A speciality of regions that get really cold after harvest, ice wines are fabulous ultra-sweet dessert wines. The most famous regions for ice wine are Germany, Austria and Canada, and British Columbia makes some of the world’s best.

Grapes are left on the vine long after harvest and are picked by hand once temperatures reach a certain level, usually about 17 degrees Fahrenheit (-8 Celsius). Typically wineries will trudge through snow in the middle of the night to pick the grapes when it’s cold enough. These marble-hard grapes then are crushed. Since they’re frozen, just a few drops of sweet juice comes out and ultimately fermented. Because it’s so hard to make and just a little results from the harvested fruit, ice wine tends to be very expensive and usually comes in half-bottles.

The best ice wines are those that retain natural acidity in the face of late harvests and high sugars. This is why Riesling is one of the finest varieties for ice wine. A few wineries also are experimenting with red ice wines, using Pinot Noir, Merlot and Cabernet Franc.
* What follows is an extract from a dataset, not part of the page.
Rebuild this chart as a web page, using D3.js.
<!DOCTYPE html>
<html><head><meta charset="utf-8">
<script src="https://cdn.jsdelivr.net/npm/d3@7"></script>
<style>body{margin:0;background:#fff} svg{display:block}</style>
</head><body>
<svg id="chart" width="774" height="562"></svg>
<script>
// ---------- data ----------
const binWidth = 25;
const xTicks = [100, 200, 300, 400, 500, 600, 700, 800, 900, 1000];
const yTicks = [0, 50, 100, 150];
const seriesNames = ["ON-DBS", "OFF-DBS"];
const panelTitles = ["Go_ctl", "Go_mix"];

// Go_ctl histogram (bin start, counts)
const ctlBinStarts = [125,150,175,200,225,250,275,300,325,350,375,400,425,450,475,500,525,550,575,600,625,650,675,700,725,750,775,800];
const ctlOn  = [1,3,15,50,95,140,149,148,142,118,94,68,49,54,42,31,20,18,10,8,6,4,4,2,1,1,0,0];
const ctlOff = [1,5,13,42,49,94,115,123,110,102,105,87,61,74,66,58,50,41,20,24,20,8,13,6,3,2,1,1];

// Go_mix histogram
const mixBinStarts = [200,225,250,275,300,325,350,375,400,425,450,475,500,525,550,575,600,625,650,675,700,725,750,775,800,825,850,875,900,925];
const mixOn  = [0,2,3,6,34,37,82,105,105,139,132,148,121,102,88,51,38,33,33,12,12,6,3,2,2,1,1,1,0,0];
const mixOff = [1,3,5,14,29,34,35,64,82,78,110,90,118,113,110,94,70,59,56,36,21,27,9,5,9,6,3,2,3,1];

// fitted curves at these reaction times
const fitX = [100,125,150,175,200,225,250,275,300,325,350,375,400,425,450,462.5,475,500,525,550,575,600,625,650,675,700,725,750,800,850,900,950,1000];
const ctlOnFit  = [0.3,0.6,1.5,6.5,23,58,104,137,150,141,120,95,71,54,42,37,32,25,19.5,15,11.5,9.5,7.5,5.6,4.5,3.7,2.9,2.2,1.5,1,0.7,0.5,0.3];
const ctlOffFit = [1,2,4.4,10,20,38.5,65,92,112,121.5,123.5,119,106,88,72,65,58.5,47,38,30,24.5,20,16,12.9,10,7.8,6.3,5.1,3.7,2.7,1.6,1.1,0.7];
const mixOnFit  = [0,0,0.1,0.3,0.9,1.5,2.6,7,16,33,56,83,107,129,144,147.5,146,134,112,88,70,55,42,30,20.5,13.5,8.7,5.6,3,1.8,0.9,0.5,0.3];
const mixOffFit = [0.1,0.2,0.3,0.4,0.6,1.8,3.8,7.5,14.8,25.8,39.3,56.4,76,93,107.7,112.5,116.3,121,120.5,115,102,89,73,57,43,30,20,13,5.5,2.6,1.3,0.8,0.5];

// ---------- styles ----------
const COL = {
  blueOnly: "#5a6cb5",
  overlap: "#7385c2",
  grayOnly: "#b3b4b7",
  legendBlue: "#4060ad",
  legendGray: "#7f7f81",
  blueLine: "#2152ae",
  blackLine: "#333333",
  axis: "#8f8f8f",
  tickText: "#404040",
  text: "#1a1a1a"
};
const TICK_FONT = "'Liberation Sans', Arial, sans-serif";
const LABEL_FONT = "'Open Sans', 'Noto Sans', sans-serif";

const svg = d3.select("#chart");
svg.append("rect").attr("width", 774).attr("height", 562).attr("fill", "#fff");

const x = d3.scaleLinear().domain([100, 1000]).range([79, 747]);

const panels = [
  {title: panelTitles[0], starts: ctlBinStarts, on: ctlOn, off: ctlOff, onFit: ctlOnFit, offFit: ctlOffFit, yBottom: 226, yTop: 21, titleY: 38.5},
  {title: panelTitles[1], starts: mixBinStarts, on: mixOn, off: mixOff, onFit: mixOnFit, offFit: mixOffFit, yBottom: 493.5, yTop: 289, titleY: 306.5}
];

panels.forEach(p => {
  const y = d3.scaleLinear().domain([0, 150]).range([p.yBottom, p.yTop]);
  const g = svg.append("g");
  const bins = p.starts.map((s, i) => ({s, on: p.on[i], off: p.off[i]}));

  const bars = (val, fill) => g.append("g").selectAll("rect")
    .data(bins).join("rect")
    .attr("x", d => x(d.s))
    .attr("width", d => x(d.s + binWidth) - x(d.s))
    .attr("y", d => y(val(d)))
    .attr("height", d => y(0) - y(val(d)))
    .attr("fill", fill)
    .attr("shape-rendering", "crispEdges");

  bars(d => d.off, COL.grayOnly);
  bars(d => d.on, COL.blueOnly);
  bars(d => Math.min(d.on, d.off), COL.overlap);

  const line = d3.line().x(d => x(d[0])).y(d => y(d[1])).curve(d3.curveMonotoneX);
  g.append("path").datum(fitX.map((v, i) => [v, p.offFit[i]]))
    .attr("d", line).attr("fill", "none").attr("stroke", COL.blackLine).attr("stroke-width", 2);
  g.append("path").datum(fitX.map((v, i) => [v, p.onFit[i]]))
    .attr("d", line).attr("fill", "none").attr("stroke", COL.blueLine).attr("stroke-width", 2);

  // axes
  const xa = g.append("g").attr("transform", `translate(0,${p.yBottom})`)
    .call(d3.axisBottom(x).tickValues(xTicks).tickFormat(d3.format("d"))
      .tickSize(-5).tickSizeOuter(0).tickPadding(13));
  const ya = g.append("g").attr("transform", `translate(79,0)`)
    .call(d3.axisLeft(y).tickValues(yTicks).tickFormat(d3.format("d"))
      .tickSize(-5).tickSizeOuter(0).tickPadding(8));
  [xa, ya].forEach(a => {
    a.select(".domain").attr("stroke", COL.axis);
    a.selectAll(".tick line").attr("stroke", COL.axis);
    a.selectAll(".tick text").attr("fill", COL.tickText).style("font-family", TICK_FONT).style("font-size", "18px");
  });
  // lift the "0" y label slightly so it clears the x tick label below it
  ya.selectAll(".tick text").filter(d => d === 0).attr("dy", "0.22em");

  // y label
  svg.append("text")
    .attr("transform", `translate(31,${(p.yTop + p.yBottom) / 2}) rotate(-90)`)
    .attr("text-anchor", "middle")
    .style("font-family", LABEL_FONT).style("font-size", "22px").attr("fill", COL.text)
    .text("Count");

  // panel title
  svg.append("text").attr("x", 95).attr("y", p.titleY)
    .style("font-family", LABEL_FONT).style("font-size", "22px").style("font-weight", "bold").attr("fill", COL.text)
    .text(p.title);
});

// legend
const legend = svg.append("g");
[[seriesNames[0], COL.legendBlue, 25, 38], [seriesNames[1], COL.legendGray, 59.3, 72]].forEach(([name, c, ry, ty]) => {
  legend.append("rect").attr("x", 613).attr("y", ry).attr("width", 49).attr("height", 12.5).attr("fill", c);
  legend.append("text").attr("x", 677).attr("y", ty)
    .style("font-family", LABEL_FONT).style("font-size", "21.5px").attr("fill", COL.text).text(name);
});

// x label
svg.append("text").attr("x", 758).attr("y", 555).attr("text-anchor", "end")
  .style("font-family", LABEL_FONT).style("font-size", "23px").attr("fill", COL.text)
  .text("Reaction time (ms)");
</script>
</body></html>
A little ice wine is made in Washington and Idaho. Some wineries make “ice wine” by picking late-harvest grapes, then freezing them. The resulting wines are not nearly as good as the real thing, and changes in the law in 2003 has forced wineries that make such wines to label them as something other than ice wine. So when you see “ice wine” on the label, you know you’re getting a true ice wine.